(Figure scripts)
━━━━━━
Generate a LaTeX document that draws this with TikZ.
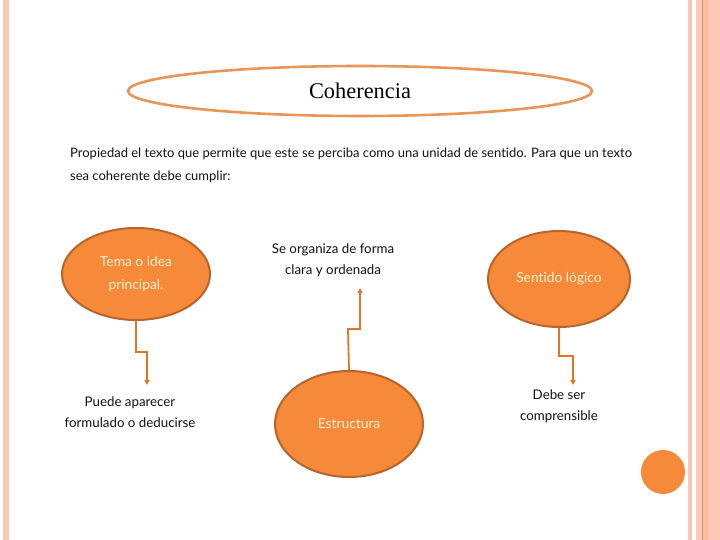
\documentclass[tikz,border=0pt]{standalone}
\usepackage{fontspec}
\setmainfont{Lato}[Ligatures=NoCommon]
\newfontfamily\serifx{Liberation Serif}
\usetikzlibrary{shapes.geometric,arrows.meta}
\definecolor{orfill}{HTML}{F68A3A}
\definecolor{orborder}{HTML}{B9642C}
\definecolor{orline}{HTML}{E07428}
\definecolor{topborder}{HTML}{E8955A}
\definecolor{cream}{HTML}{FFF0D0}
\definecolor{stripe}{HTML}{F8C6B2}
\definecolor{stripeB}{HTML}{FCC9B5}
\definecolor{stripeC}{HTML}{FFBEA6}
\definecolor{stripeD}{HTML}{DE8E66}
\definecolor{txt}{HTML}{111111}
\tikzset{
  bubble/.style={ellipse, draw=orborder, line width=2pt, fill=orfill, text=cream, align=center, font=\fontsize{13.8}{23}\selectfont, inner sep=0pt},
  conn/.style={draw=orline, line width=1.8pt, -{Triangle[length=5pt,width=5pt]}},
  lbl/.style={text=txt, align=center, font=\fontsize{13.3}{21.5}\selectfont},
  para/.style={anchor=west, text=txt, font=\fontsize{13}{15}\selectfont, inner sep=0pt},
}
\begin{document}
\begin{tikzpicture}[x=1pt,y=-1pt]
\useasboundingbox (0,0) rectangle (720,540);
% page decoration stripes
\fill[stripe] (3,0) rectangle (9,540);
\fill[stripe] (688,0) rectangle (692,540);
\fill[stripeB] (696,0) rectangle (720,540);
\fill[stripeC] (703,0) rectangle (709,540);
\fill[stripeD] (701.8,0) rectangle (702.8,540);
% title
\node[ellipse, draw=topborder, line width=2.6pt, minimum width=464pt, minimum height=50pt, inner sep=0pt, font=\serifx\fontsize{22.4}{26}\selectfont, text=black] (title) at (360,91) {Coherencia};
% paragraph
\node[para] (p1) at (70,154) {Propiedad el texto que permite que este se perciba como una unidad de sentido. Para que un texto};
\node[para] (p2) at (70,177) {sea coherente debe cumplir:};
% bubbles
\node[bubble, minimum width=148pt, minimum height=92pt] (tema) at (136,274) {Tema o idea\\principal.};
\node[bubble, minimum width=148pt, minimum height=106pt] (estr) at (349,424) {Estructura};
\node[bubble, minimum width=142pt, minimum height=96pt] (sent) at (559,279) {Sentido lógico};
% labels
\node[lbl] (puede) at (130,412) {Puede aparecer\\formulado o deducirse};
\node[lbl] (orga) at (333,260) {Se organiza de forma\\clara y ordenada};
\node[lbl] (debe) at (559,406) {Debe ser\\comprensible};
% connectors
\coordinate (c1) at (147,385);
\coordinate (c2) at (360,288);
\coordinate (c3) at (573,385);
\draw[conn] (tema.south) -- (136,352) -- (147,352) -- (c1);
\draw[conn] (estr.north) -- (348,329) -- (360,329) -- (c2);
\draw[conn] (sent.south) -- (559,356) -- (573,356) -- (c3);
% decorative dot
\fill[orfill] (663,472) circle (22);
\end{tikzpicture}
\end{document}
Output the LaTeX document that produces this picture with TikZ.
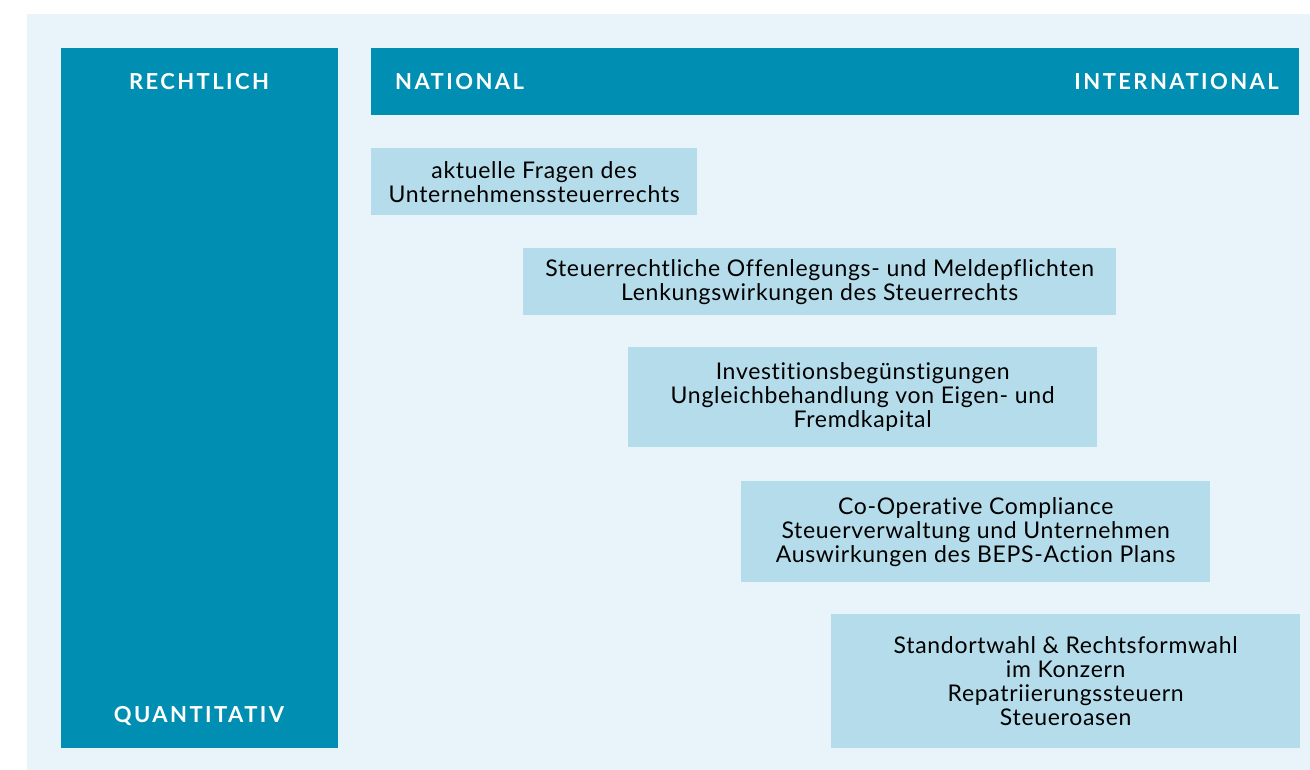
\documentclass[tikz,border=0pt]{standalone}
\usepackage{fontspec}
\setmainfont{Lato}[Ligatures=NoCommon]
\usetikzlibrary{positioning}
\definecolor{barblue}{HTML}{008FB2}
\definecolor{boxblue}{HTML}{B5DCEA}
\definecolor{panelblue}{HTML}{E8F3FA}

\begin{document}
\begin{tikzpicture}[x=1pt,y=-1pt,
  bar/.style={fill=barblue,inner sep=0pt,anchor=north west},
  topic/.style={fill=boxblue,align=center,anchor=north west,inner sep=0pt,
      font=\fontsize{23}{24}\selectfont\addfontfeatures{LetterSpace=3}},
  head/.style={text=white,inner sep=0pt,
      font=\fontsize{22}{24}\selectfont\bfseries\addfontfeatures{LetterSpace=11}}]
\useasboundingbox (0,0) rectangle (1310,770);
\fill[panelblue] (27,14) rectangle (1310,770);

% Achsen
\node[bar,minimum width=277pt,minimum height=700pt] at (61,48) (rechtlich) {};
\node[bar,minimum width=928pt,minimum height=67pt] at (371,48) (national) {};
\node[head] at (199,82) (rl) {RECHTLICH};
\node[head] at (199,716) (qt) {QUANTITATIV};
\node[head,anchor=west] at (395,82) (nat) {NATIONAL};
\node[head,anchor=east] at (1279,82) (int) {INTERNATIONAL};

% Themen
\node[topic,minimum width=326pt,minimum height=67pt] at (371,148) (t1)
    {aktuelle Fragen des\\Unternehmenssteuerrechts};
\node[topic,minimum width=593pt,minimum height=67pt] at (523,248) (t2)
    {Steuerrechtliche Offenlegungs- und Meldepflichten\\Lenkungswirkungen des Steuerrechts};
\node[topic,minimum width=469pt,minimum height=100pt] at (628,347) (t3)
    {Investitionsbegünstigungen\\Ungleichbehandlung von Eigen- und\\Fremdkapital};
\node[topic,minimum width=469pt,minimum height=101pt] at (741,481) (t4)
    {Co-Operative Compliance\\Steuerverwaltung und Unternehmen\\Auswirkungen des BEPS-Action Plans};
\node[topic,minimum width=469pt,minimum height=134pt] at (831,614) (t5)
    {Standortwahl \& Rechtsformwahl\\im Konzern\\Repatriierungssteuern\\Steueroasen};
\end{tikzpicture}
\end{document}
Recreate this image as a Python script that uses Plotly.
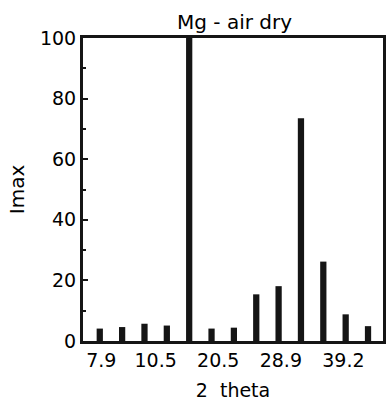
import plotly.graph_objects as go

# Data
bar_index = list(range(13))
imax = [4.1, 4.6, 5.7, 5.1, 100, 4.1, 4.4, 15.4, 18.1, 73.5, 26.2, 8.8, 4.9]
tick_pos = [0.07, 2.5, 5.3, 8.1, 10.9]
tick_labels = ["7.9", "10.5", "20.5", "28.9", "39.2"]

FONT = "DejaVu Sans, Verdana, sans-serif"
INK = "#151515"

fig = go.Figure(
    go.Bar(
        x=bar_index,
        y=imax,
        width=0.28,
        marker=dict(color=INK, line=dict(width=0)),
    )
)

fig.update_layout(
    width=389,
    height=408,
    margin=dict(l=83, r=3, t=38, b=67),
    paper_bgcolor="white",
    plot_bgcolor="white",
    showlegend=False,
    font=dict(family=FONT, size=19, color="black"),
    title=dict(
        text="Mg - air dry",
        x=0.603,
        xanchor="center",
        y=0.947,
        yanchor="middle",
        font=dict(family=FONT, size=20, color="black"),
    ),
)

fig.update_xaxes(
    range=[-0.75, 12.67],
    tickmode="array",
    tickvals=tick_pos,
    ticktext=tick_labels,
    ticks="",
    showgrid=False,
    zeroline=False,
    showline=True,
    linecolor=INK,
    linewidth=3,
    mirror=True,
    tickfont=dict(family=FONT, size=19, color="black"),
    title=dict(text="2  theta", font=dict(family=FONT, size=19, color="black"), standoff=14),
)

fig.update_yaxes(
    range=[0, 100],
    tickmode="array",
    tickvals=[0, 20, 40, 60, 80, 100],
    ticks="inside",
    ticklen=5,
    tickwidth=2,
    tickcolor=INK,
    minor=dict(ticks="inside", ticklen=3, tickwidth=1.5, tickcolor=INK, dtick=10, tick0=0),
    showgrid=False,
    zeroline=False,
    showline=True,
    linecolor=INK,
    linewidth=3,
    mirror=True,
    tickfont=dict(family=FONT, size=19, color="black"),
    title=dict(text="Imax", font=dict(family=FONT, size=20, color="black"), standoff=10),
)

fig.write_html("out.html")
━━━━━━
**GIVEN EXERCISE**
Without including any pictures, please restate all the records exactly.

**WRITTEN ANSWER**
Generate a LaTeX document that draws this with TikZ.
\documentclass[tikz,border=0pt]{standalone}
\usepackage{fontspec}
\setmainfont{Lato}[Ligatures=NoCommon]
\newfontfamily\serifx{Liberation Serif}
\usetikzlibrary{shapes.geometric,arrows.meta}
\definecolor{orfill}{HTML}{F68A3A}
\definecolor{orborder}{HTML}{B9642C}
\definecolor{orline}{HTML}{E07428}
\definecolor{topborder}{HTML}{E8955A}
\definecolor{cream}{HTML}{FFF0D0}
\definecolor{stripe}{HTML}{F8C6B2}
\definecolor{stripeB}{HTML}{FCC9B5}
\definecolor{stripeC}{HTML}{FFBEA6}
\definecolor{stripeD}{HTML}{DE8E66}
\definecolor{txt}{HTML}{111111}
\tikzset{
  bubble/.style={ellipse, draw=orborder, line width=2pt, fill=orfill, text=cream, align=center, font=\fontsize{13.8}{23}\selectfont, inner sep=0pt},
  conn/.style={draw=orline, line width=1.8pt, -{Triangle[length=5pt,width=5pt]}},
  lbl/.style={text=txt, align=center, font=\fontsize{13.3}{21.5}\selectfont},
  para/.style={anchor=west, text=txt, font=\fontsize{13}{15}\selectfont, inner sep=0pt},
}
\begin{document}
\begin{tikzpicture}[x=1pt,y=-1pt]
\useasboundingbox (0,0) rectangle (720,540);
% page decoration stripes
\fill[stripe] (3,0) rectangle (9,540);
\fill[stripe] (688,0) rectangle (692,540);
\fill[stripeB] (696,0) rectangle (720,540);
\fill[stripeC] (703,0) rectangle (709,540);
\fill[stripeD] (701.8,0) rectangle (702.8,540);
% title
\node[ellipse, draw=topborder, line width=2.6pt, minimum width=464pt, minimum height=50pt, inner sep=0pt, font=\serifx\fontsize{22.4}{26}\selectfont, text=black] (title) at (360,91) {Coherencia};
% paragraph
\node[para] (p1) at (70,154) {Propiedad el texto que permite que este se perciba como una unidad de sentido. Para que un texto};
\node[para] (p2) at (70,177) {sea coherente debe cumplir:};
% bubbles
\node[bubble, minimum width=148pt, minimum height=92pt] (tema) at (136,274) {Tema o idea\\principal.};
\node[bubble, minimum width=148pt, minimum height=106pt] (estr) at (349,424) {Estructura};
\node[bubble, minimum width=142pt, minimum height=96pt] (sent) at (559,279) {Sentido lógico};
% labels
\node[lbl] (puede) at (130,412) {Puede aparecer\\formulado o deducirse};
\node[lbl] (orga) at (333,260) {Se organiza de forma\\clara y ordenada};
\node[lbl] (debe) at (559,406) {Debe ser\\comprensible};
% connectors
\coordinate (c1) at (147,385);
\coordinate (c2) at (360,288);
\coordinate (c3) at (573,385);
\draw[conn] (tema.south) -- (136,352) -- (147,352) -- (c1);
\draw[conn] (estr.north) -- (348,329) -- (360,329) -- (c2);
\draw[conn] (sent.south) -- (559,356) -- (573,356) -- (c3);
% decorative dot
\fill[orfill] (663,472) circle (22);
\end{tikzpicture}
\end{document}
Output the LaTeX document that produces this picture with TikZ.
\documentclass[tikz,border=0pt]{standalone}
\usepackage{fontspec}
\setmainfont{Lato}[Ligatures=NoCommon]
\usetikzlibrary{positioning}
\definecolor{barblue}{HTML}{008FB2}
\definecolor{boxblue}{HTML}{B5DCEA}
\definecolor{panelblue}{HTML}{E8F3FA}

\begin{document}
\begin{tikzpicture}[x=1pt,y=-1pt,
  bar/.style={fill=barblue,inner sep=0pt,anchor=north west},
  topic/.style={fill=boxblue,align=center,anchor=north west,inner sep=0pt,
      font=\fontsize{23}{24}\selectfont\addfontfeatures{LetterSpace=3}},
  head/.style={text=white,inner sep=0pt,
      font=\fontsize{22}{24}\selectfont\bfseries\addfontfeatures{LetterSpace=11}}]
\useasboundingbox (0,0) rectangle (1310,770);
\fill[panelblue] (27,14) rectangle (1310,770);

% Achsen
\node[bar,minimum width=277pt,minimum height=700pt] at (61,48) (rechtlich) {};
\node[bar,minimum width=928pt,minimum height=67pt] at (371,48) (national) {};
\node[head] at (199,82) (rl) {RECHTLICH};
\node[head] at (199,716) (qt) {QUANTITATIV};
\node[head,anchor=west] at (395,82) (nat) {NATIONAL};
\node[head,anchor=east] at (1279,82) (int) {INTERNATIONAL};

% Themen
\node[topic,minimum width=326pt,minimum height=67pt] at (371,148) (t1)
    {aktuelle Fragen des\\Unternehmenssteuerrechts};
\node[topic,minimum width=593pt,minimum height=67pt] at (523,248) (t2)
    {Steuerrechtliche Offenlegungs- und Meldepflichten\\Lenkungswirkungen des Steuerrechts};
\node[topic,minimum width=469pt,minimum height=100pt] at (628,347) (t3)
    {Investitionsbegünstigungen\\Ungleichbehandlung von Eigen- und\\Fremdkapital};
\node[topic,minimum width=469pt,minimum height=101pt] at (741,481) (t4)
    {Co-Operative Compliance\\Steuerverwaltung und Unternehmen\\Auswirkungen des BEPS-Action Plans};
\node[topic,minimum width=469pt,minimum height=134pt] at (831,614) (t5)
    {Standortwahl \& Rechtsformwahl\\im Konzern\\Repatriierungssteuern\\Steueroasen};
\end{tikzpicture}
\end{document}
Recreate this image as a Python script that uses Plotly.
import plotly.graph_objects as go

# Data
bar_index = list(range(13))
imax = [4.1, 4.6, 5.7, 5.1, 100, 4.1, 4.4, 15.4, 18.1, 73.5, 26.2, 8.8, 4.9]
tick_pos = [0.07, 2.5, 5.3, 8.1, 10.9]
tick_labels = ["7.9", "10.5", "20.5", "28.9", "39.2"]

FONT = "DejaVu Sans, Verdana, sans-serif"
INK = "#151515"

fig = go.Figure(
    go.Bar(
        x=bar_index,
        y=imax,
        width=0.28,
        marker=dict(color=INK, line=dict(width=0)),
    )
)

fig.update_layout(
    width=389,
    height=408,
    margin=dict(l=83, r=3, t=38, b=67),
    paper_bgcolor="white",
    plot_bgcolor="white",
    showlegend=False,
    font=dict(family=FONT, size=19, color="black"),
    title=dict(
        text="Mg - air dry",
        x=0.603,
        xanchor="center",
        y=0.947,
        yanchor="middle",
        font=dict(family=FONT, size=20, color="black"),
    ),
)

fig.update_xaxes(
    range=[-0.75, 12.67],
    tickmode="array",
    tickvals=tick_pos,
    ticktext=tick_labels,
    ticks="",
    showgrid=False,
    zeroline=False,
    showline=True,
    linecolor=INK,
    linewidth=3,
    mirror=True,
    tickfont=dict(family=FONT, size=19, color="black"),
    title=dict(text="2  theta", font=dict(family=FONT, size=19, color="black"), standoff=14),
)

fig.update_yaxes(
    range=[0, 100],
    tickmode="array",
    tickvals=[0, 20, 40, 60, 80, 100],
    ticks="inside",
    ticklen=5,
    tickwidth=2,
    tickcolor=INK,
    minor=dict(ticks="inside", ticklen=3, tickwidth=1.5, tickcolor=INK, dtick=10, tick0=0),
    showgrid=False,
    zeroline=False,
    showline=True,
    linecolor=INK,
    linewidth=3,
    mirror=True,
    tickfont=dict(family=FONT, size=19, color="black"),
    title=dict(text="Imax", font=dict(family=FONT, size=20, color="black"), standoff=10),
)

fig.write_html("out.html")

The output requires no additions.